General Computing Power Further Enhanced, Overall Machine Performance Improved by 85% As an enterprise-grade general-purpose computing instance, the ECS g8i instance has achieved comprehensive upgrades in computing, storage, networking, and security capabilities. Key specifications include: L3 cache capacity increased to 320MB, memory speed reaching 5600MT/s, overall machine performance improved by 85%, and single-core performance boosted by 25%. For storage, ESSD cloud disks deliver 1 million IOPS with full NVMe support, achieving latency as low as 100 microseconds. In networking, it supports 30 million PPS and features Alibaba Cloud's self-developed eRDMA acceleration technology with latency as low as 8 microseconds. Security-wise, ECS g8i supports trusted computing and encrypted computing features, being the world's first to adopt confidential VM TDX technology for comprehensive protection.

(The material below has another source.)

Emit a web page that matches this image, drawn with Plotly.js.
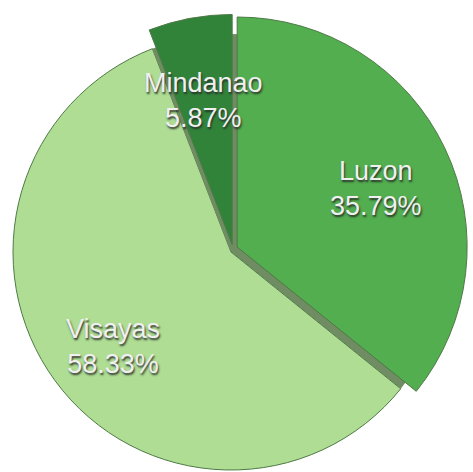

In E2E scenarios, ECS g8i improves MySQL performance by up to 60%, with Redis and Nginx performance gains of 40% and 24% respectively. It provides robust computing power for industries including gaming, live streaming, e-commerce, finance, healthcare, and enterprise services, meeting stringent performance requirements for database, big data, and AI inference applications.

The instance also offers various hardware-native acceleration capabilities including QAT and IAA accelerators. Through proprietary technology, Alibaba Cloud enables fine-grained hardware acceleration transmission to VM instances, making acceleration available even for smaller ECS g8i configurations. With QAT encryption/decryption accelerators, ECS g8i achieves up to 70x performance improvement in compression/decompression scenarios and over 4x faster encryption/decryption performance.

Capable of supporting 72B-parameter large language models The technological revolution sparked by generative AI is driving fundamental changes in computing paradigms. Currently, AI model inference still faces multiple computing power challenges, such as first-packet latency being constrained by parallel processing and floating-point operation capabilities, while throughput performance is limited by memory bandwidth and network latency.

According to reports, Alibaba Cloud's ECS g8i instances have implemented significant optimizations for these challenges. These include upgrading the built-in instruction set from AVX512 to Intel AMX (Advanced Matrix Extensions) acceleration technology, enabling generative AI to run faster. Compared to the AVX512 instruction set, enabling AMX AI acceleration can improve int8 matrix computation performance by up to 7x in ECS g8i instances.

With AMX AI acceleration capabilities, g8i instances can respond more quickly to medium and small-scale parameter models. When running AI workloads such as knowledge retrieval, Q&A systems, and summarization generation, the initial construction costs are reduced by 50% compared to A10 GPU cloud servers. Additionally, when combined with Alibaba Cloud's Spot instances, the cost advantage becomes even more prominent, further reducing AI inference expenses.

Meanwhile, leveraging self-developed eRDMA ultra-low-latency elastic networking, Alibaba Cloud's g8i instance clusters offer ultra-low-latency networking and high elasticity advantages. They can easily support distributed inference for large language models with up to 72B parameters, achieving near-linear performance scaling with cluster size. These instances can also support AI model workloads with ultra-large parameter scales exceeding 32 batch sizes, running AI workloads such as text-to-image generation, AI code generation, virtual assistants, and creative assistance tools. Taking Alibaba Cloud's open-source Qwen-72B large model as an example, it can operate efficiently on clusters built with g8i instances and eRDMA networks. With input text under 500 characters, the first packet delay is less than 3 seconds, and it can generate 7 tokens per second.

Finally, in terms of security, Alibaba Cloud has established end-to-end security protection across its entire product line, ensuring the security of data storage, transmission, and computation throughout the entire process. At the lowest level, the CIPU-based security architecture incorporates a security chip TPM as the hardware root of trust, enabling trusted server boot and ensuring zero tampering. At the virtualization level, it supports virtual trusted capabilities (vTPM), providing verification for core components during instance startup. Building on trusted instances, it supports confidential computing across different platforms, achieving runtime memory data isolation and encryption protection.

It is worth mentioning that the upgraded ECS g8i instances fully support Trust Domain Extension (TDX) technology. Business applications can be deployed into TEE without any modifications, significantly lowering the technical barrier. With minimal performance overhead, it provides privacy-enhanced computing power for AI applications like large models, safeguarding their cloud data security.

Taking the Qwen-Chat-7B model as an example, enabling TDX ensures both the security and trustworthiness of model inference while protecting the confidentiality and integrity of the data. "Alibaba Cloud will continue to deepen technological research and sustain product innovation, providing enterprises with more stable, powerful, secure, and elastic computing services, driving AI applications across all industries into an era of full-scale explosion," said Zhang Xiantao.